What does “again” refer to, as in “Make America Great?” The 1890’s boom
that created Robber Barons and Labor Unions? The 1920’s, after the First
World War, or the Second One twenty years later, with our steel and
aluminum manufacturing? The post-war era, when so many of our fathers
had a chance to buy homes and go to college thanks to government
entitlement programs known as the GI Bill and VA Home Loans? Or when
the Civil Rights Movement cast off the last Jim Crow Laws through
Supreme Court Decisions? Or the 60’s and 70’s, when so many refused to
fight a war in Asia that was based on deceit, or got deferments for sore feet,
or reported for service and became our Vietnam Veterans? Which time in
our history is worth going back to now?
One thing those eras have in common is that we didn’t build a wall to make
us great. Aside from our current barrier in Texas, we haven’t had any need
for a wall, except one: the Vietnam Veterans Memorial in Washington, DC.

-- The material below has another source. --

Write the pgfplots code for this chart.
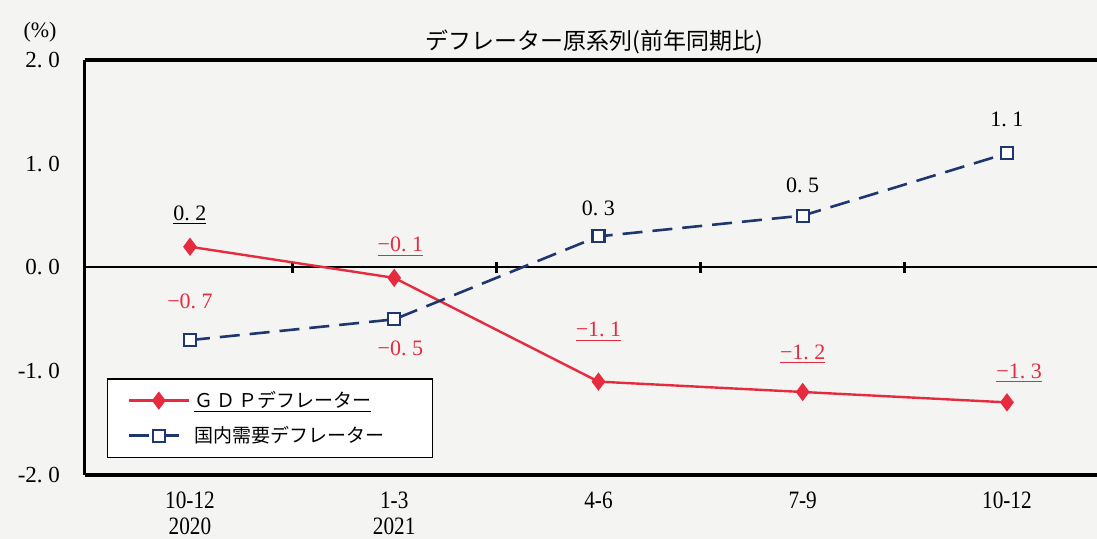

Now, that’s what you call a Wall. There are names on that granite from
many countries: I see a lot of Spanish names etched on it, along with
Muslim and Arabic names. It’s a sad place, but still beautiful, and rather
than keep people out, it invites them in. It exists because our government
used the Domino Theory to stop people from crossing over a border in
another country far, far away. The irony is that the boundary those people
were trying to cross was the line that divided their own country of Vietnam
into North and South.
Here in the US, we’ve built a lot of barriers of our own. The division
between black and white is so high we can barely climb over it; the glass
ceiling we don’t even know where it starts and ends, but we know it’s there.
We install gates and security systems to keep us safe, but can’t keep out
the polluted air and water we manufacture on a daily basis; the education
system that rewards the children of wealthy parents. Tax laws that allow
corporations to use pension systems based on the success of “Wall” Street
for their workers’ retirement plans; prison cells that incarcerate over two
million inmates, on average, per year. The highest wall of all is expensive
medical care that so many people can’t afford, making injury and illness the
number one cause of personal bankruptcy.
We may not be able to see these barriers, but we know that they exist. It’s
one of the reasons why so many people were angry enough to have voted
for a Billionaire Real Estate Developer who knows how to build Walls. If we
invested as much time, attention and money on enforcing existing laws that
forbid businesses from hiring, and profiting from, undocumented workers in
our slaughterhouses, farm fields and kitchens, we could solve this issue
without any concrete being poured.
So do we need a real wall? Our conflicts are internal, not the cause of an
external invasion of refugees, immigrants, or ‘aliens’. Boxing ourselves in will
not contain our frustration. We need to demolish barriers, not build them.
Trump's wall, unlike The Wall in Washington DC, will not represent a
memorial to sacrifice.
Like the Berlin Wall, it will stand as a monument to failure.